I Have an Incurable Disease, But I'm Not Angry About It

I've reframed my limitations as opportunities to find more joy.
Publish date:
August 15, 2016
illness, crohns disease, chronic illness, disease

On several occasions, people have asked me if I am mad that I have Crohn's disease. They'll say things like, "Wow, I can't imagine how angry it must make you," or "You don't seem upset — don't let anger build up inside of you for too long."

But it never has dawned on me to feel angry. Actually, I can't remember the last time I got mad about anything.

It has been years since I have yelled out of anger or deemed a situation infuriating. I have not been consciously restricting these emotions; they just don't manifest. I'm extremely even-tempered, and it keeps me mindful of the things in life that are important instead of getting enraged over trivial — or even not-so-trivial — happenings. I don't know what anger feels like anymore, and I think that is a good thing.

In addition to being even-tempered, I've found that having a disease changes a person, and one of the ways mine has changed me is that it allows me to put everything in perspective. I can't change the fact that I have a disease, so why would I get mad over it? Don't get me wrong — my emotions definitely have surfaced as sadness as it relates to my illness, but I think that's a much less detrimental emotion to experience in response to this illness than anger.

Anger is scary. It intimidates and affects other people. Anger gets misplaced and taken out on others or turned inward — either way, it's not healthy. I have enough health problems to deal with, and I don't want to add high blood pressure to the list.

Moreover, I don't want anyone to think I'm mad at my disease because my disease is a part of me.
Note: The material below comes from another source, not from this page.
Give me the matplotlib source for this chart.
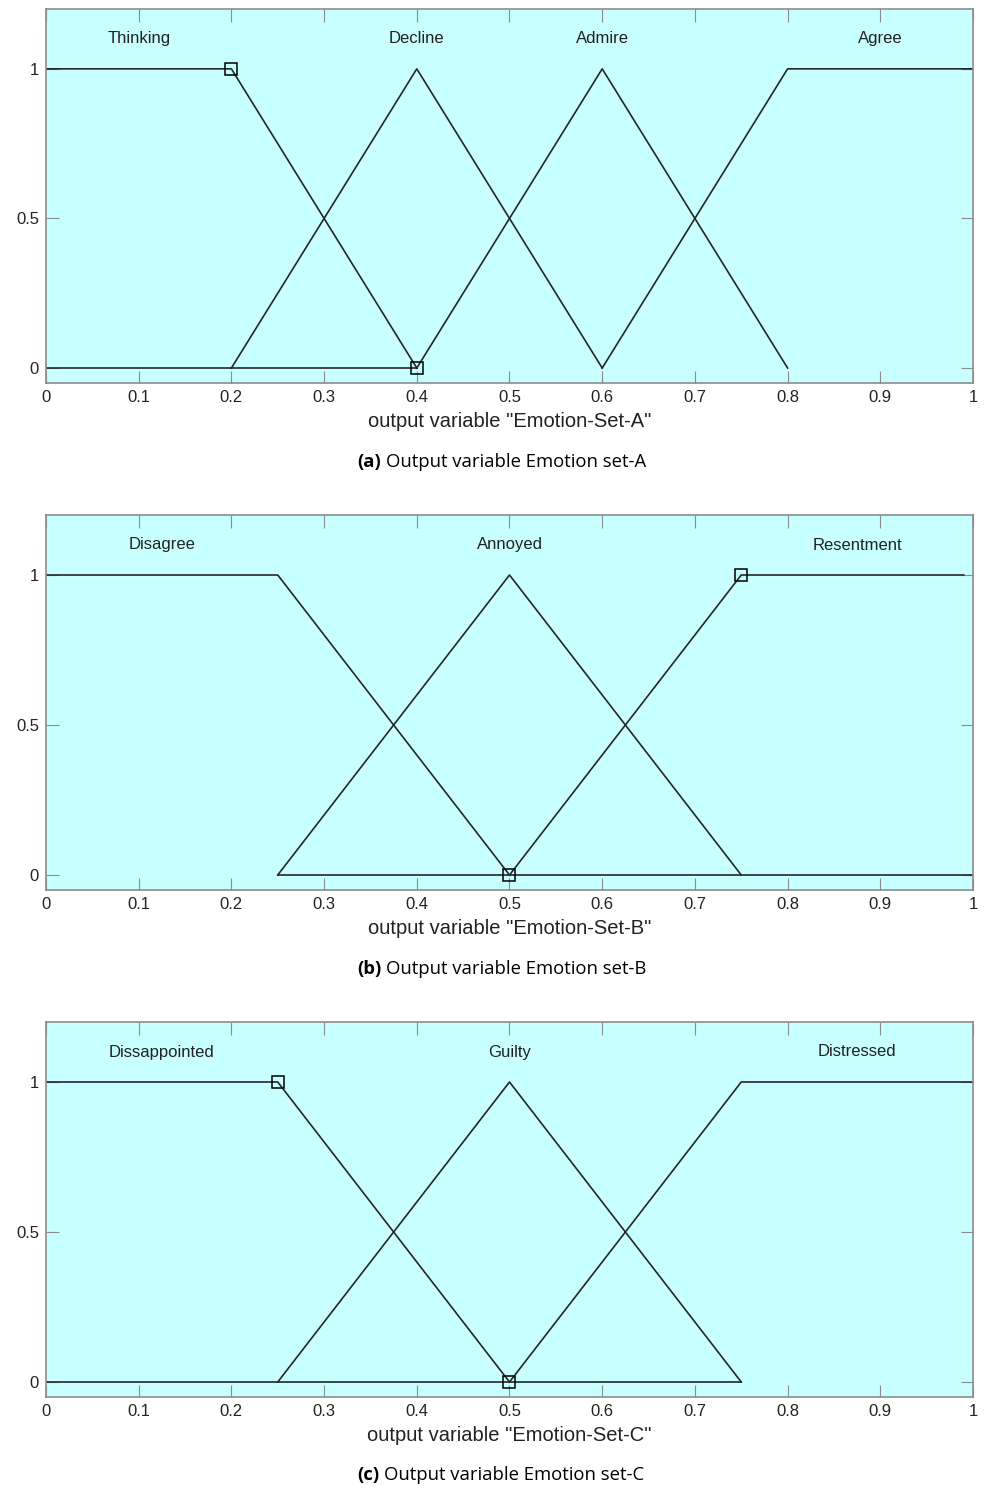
import matplotlib
matplotlib.use('Agg')
import matplotlib.pyplot as plt

plt.rcParams['font.family'] = ['Liberation Sans', 'DejaVu Sans']

# membership functions per panel: (x points, y points)
set_a_names = ['Thinking', 'Decline', 'Admire', 'Agree']
set_a_label_x = [0.1, 0.4, 0.6, 0.9]
set_a_x = [[0, 0.2, 0.4], [0.2, 0.4, 0.6], [0.4, 0.6, 0.8], [0.6, 0.8, 1.0]]
set_a_y = [[1, 1, 0], [0, 1, 0], [0, 1, 0], [0, 1, 1]]
set_a_base = [0, 0.4]
set_a_marks_x = [0.2, 0.4]
set_a_marks_y = [1, 0]

set_b_names = ['Disagree', 'Annoyed', 'Resentment']
set_b_label_x = [0.125, 0.5, 0.875]
set_b_x = [[0, 0.25, 0.5], [0.25, 0.5, 0.75], [0.5, 0.75, 0.99]]
set_b_y = [[1, 1, 0], [0, 1, 0], [0, 1, 1]]
set_b_base = [0.25, 1.0]
set_b_marks_x = [0.75, 0.5]
set_b_marks_y = [1, 0]

set_c_names = ['Dissappointed', 'Guilty', 'Distressed']
set_c_label_x = [0.125, 0.5, 0.875]
set_c_x = [[0, 0.25, 0.5], [0.25, 0.5, 0.75], [0.5, 0.75, 1.0]]
set_c_y = [[1, 1, 0], [0, 1, 0], [0, 1, 1]]
set_c_base = [0, 0.75]
set_c_marks_x = [0.25, 0.5]
set_c_marks_y = [1, 0]

x_ticks = [0, 0.1, 0.2, 0.3, 0.4, 0.5, 0.6, 0.7, 0.8, 0.9, 1]
x_tick_labels = ['0', '0.1', '0.2', '0.3', '0.4', '0.5', '0.6', '0.7', '0.8', '0.9', '1']
y_ticks = [0, 0.5, 1]
y_tick_labels = ['0', '0.5', '1']

panels = [
    ('Emotion-Set-A', '(a)', 'Output variable Emotion set-A', set_a_names, set_a_label_x,
     set_a_x, set_a_y, set_a_base, set_a_marks_x, set_a_marks_y),
    ('Emotion-Set-B', '(b)', 'Output variable Emotion set-B', set_b_names, set_b_label_x,
     set_b_x, set_b_y, set_b_base, set_b_marks_x, set_b_marks_y),
    ('Emotion-Set-C', '(c)', 'Output variable Emotion set-C', set_c_names, set_c_label_x,
     set_c_x, set_c_y, set_c_base, set_c_marks_x, set_c_marks_y),
]

W, H = 987, 1487
fig = plt.figure(figsize=(W / 100, H / 100), dpi=100)

tops = [9, 515, 1022]
bottoms = [383, 890, 1397]
cap_y = [462, 969, 1475]
cap_x = [357, 357, 357]
line_col = '#262626'
grey = '#8c8c8c'

for i, p in enumerate(panels):
    varname, tag, caption, names, lab_x, xs, ys, base, mx, my = p
    ax = fig.add_axes([46 / W, 1 - bottoms[i] / H, 927 / W, (bottoms[i] - tops[i]) / H])
    ax.set_facecolor('#c8ffff')
    for xx, yy in zip(xs, ys):
        ax.plot(xx, yy, color=line_col, lw=1.2)
    ax.plot(base, [0, 0], color=line_col, lw=1.2)
    ax.plot(mx, my, ls='none', marker='s', ms=9, mfc='none', mec='black', mew=1.1)
    for name, lx in zip(names, lab_x):
        ax.text(lx, 1.1, name, ha='center', va='center', fontsize=12, color='#222222')
    ax.set_xlim(0, 1)
    ax.set_ylim(-0.05, 1.2)
    ax.set_xticks(x_ticks)
    ax.set_xticklabels(x_tick_labels)
    ax.set_yticks(y_ticks)
    ax.set_yticklabels(y_tick_labels)
    ax.tick_params(direction='in', length=9, color=grey, labelsize=12, labelcolor='#222222',
                   top=True, right=True, pad=5)
    for s in ax.spines.values():
        s.set_color(grey)
        s.set_linewidth(1.2)
    ax.set_xlabel('output variable "%s"' % varname, fontsize=14.5, color='#222222', labelpad=5)

    t1 = fig.text(cap_x[i] / W, 1 - cap_y[i] / H, tag, ha='left', va='center',
                  fontsize=13.3, fontweight='bold', family='Open Sans')
    fig.canvas.draw()
    bb = t1.get_window_extent()
    fig.text((bb.x1 + 5) / W, 1 - cap_y[i] / H, caption, ha='left', va='center',
             fontsize=13.3, family='Open Sans')

fig.savefig('out.png', dpi=100)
I get sad sometimes when I'm in a flare — I think anyone in my situation would — but I refuse to beat myself up over something I can't control. I have no say over my disease and, consequently, some aspects of my life, but I do not see that as worthy of anger. I see it as an opportunity.

If I feel myself getting frustrated when I can't do something because of the limitations imposed on me by my disease, I remind myself of what I can do. When I'm sick, I can't always attend class or exercise or hang out with my friends, but I can always choose to see the brighter side of things. I can focus on the loving family I have and my exciting plans for the future, and find other activities to make me happy.
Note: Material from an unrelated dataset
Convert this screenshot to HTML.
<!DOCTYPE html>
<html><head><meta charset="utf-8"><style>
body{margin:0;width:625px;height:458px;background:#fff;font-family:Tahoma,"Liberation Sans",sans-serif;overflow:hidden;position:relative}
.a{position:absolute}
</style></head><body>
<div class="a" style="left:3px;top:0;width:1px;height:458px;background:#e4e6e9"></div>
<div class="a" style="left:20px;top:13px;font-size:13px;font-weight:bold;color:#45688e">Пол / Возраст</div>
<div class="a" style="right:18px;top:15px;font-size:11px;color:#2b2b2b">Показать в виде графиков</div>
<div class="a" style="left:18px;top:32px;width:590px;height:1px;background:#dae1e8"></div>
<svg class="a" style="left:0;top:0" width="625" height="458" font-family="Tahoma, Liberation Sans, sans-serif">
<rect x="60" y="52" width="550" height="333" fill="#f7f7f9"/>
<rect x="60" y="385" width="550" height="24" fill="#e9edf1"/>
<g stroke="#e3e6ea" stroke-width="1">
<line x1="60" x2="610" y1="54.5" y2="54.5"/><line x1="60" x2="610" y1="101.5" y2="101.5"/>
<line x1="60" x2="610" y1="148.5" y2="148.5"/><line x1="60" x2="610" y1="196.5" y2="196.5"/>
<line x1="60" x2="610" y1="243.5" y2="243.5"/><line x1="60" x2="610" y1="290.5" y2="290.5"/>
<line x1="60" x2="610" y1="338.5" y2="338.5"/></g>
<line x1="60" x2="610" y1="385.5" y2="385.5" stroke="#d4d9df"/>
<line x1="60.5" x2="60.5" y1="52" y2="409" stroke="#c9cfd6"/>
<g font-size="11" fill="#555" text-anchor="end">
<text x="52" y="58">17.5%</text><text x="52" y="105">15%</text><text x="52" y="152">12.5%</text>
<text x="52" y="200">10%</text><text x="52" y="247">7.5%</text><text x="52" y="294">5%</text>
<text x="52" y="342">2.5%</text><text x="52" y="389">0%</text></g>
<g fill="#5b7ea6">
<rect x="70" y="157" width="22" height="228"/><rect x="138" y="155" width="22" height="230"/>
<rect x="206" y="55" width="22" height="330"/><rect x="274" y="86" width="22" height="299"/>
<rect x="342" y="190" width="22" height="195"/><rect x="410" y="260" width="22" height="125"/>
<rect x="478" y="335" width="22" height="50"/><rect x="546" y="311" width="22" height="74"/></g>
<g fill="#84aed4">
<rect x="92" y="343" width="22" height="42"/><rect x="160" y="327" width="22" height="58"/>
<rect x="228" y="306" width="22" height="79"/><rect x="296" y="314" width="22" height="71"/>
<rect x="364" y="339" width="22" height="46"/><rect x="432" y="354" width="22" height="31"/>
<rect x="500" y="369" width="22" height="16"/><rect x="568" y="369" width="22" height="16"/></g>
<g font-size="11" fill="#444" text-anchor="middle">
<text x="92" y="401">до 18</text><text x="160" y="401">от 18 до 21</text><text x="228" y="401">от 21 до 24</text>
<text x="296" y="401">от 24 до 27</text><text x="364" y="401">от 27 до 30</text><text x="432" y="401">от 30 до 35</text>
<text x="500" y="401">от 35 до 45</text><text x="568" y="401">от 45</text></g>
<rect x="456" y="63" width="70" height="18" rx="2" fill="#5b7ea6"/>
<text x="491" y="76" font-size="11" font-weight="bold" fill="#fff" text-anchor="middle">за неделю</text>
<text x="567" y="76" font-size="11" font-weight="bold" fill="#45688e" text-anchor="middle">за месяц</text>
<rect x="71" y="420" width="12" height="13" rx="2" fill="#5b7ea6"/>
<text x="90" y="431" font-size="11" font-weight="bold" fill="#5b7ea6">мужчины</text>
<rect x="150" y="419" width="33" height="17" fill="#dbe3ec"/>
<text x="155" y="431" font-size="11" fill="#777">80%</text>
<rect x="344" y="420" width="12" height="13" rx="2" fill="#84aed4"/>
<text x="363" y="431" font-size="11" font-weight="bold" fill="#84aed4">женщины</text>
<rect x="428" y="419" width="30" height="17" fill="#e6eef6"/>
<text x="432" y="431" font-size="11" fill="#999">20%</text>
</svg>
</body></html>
This process of reframing my limitations less as sources of anger and more as opportunities to find joy in life has become second nature to me.
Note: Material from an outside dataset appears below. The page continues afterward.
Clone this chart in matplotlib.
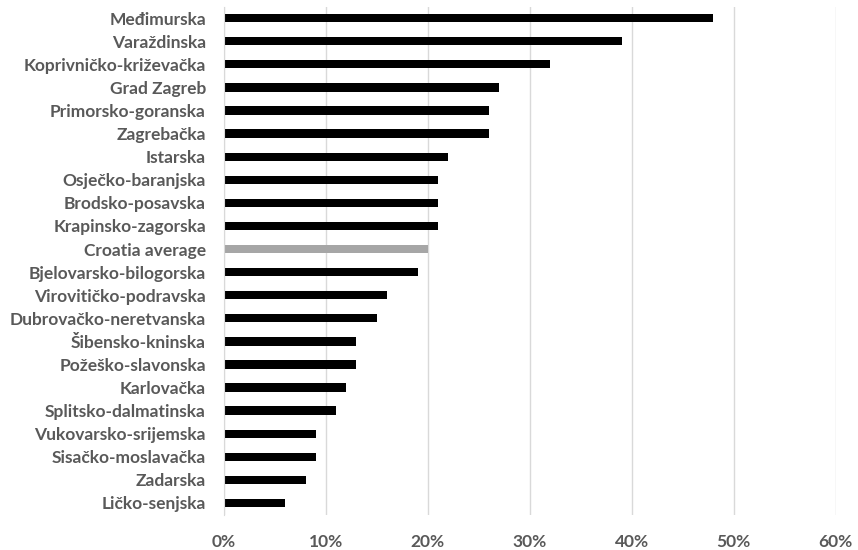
import matplotlib
matplotlib.use("Agg")
import matplotlib.pyplot as plt
from matplotlib.ticker import PercentFormatter

plt.rcParams['font.family'] = ['Lato', 'DejaVu Sans']

counties = ['Međimurska', 'Varaždinska', 'Koprivničko-križevačka', 'Grad Zagreb',
            'Primorsko-goranska', 'Zagrebačka', 'Istarska', 'Osječko-baranjska',
            'Brodsko-posavska', 'Krapinsko-zagorska', 'Croatia average',
            'Bjelovarsko-bilogorska', 'Virovitičko-podravska', 'Dubrovačko-neretvanska',
            'Šibensko-kninska', 'Požeško-slavonska', 'Karlovačka', 'Splitsko-dalmatinska',
            'Vukovarsko-srijemska', 'Sisačko-moslavačka', 'Zadarska', 'Ličko-senjska']
share = [48, 39, 32, 27, 26, 26, 22, 21, 21, 21, 20,
         19, 16, 15, 13, 13, 12, 11, 9, 9, 8, 6]

colors = ['#A6A6A6' if c == 'Croatia average' else '#000000' for c in counties]

fig = plt.figure(figsize=(8.58, 5.5), dpi=100)
ax = fig.add_axes([0.261, 0.0645, 0.713, 0.9235])

ypos = list(range(len(counties)))
ax.barh(ypos, share, height=0.36, color=colors)
ax.set_ylim(len(counties) - 0.5, -0.5)
ax.set_yticks(ypos)
ax.set_yticklabels(counties, fontsize=12.5, fontweight='bold', color='#595959')

ax.set_xlim(0, 60)
ax.set_xticks(range(0, 61, 10))
ax.xaxis.set_major_formatter(PercentFormatter(decimals=0))
for lab in ax.get_xticklabels():
    lab.set_fontsize(12.5)
    lab.set_fontweight('bold')
    lab.set_color('#595959')

ax.grid(axis='x', color='#D9D9D9', linewidth=1)
ax.set_axisbelow(True)
for s in ['top', 'right', 'bottom']:
    ax.spines[s].set_visible(False)
ax.spines['left'].set_color('#D9D9D9')
ax.tick_params(axis='both', length=0)
ax.tick_params(axis='y', pad=13)
ax.tick_params(axis='x', pad=14)

fig.savefig('out.png', dpi=100)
My patience and composure in relation to my disease trickle down throughout all aspects of my life. I don't yell, I don't get mad at myself when I make mistakes, I don't engage in drama, and I refuse to hold a grudge. Life is way too short to be burdened by hostility, whether it's directed toward others or myself.

I can handle my chronic illness. I'm not sure a lot of people could. I don't want to say that I feel like I'm taking one for the team, but I do think that I was given this disease because I am capable of managing it both practically and emotionally. I can leverage it as a tool for personal growth. Once I started writing publicly about my disease, so many doors opened for me. The people I've met, the outreach I've received, and the love I feel daily make me so thankful to live the life I do, regardless of my medical situation.

I truly feel like I have nothing to be mad about. Sure, flare-ups suck. Missing out on life every once in a while, growing up too fast, and forgetting what it's like to be and feel "healthy" has been hard. I wake up every day and am reminded that I have Crohn's disease. It's on my mind constantly, especially in the midst of a flare. But everyone has "something." Everyone has a problem that's on their mind constantly; it may not be an incurable or chronic disease, but hardships exist in many forms. Setbacks and struggles have the potential to elicit anger, but they also have the potential to make us stronger people.

So when I'm asked if I'm mad about my disease, the answer is always no. No, I am not mad. I am stronger. I have been sad about my disease, I have been confused by my disease, I have lost a lot because of my disease, but I will never be angry about it because I love the person it has made me today.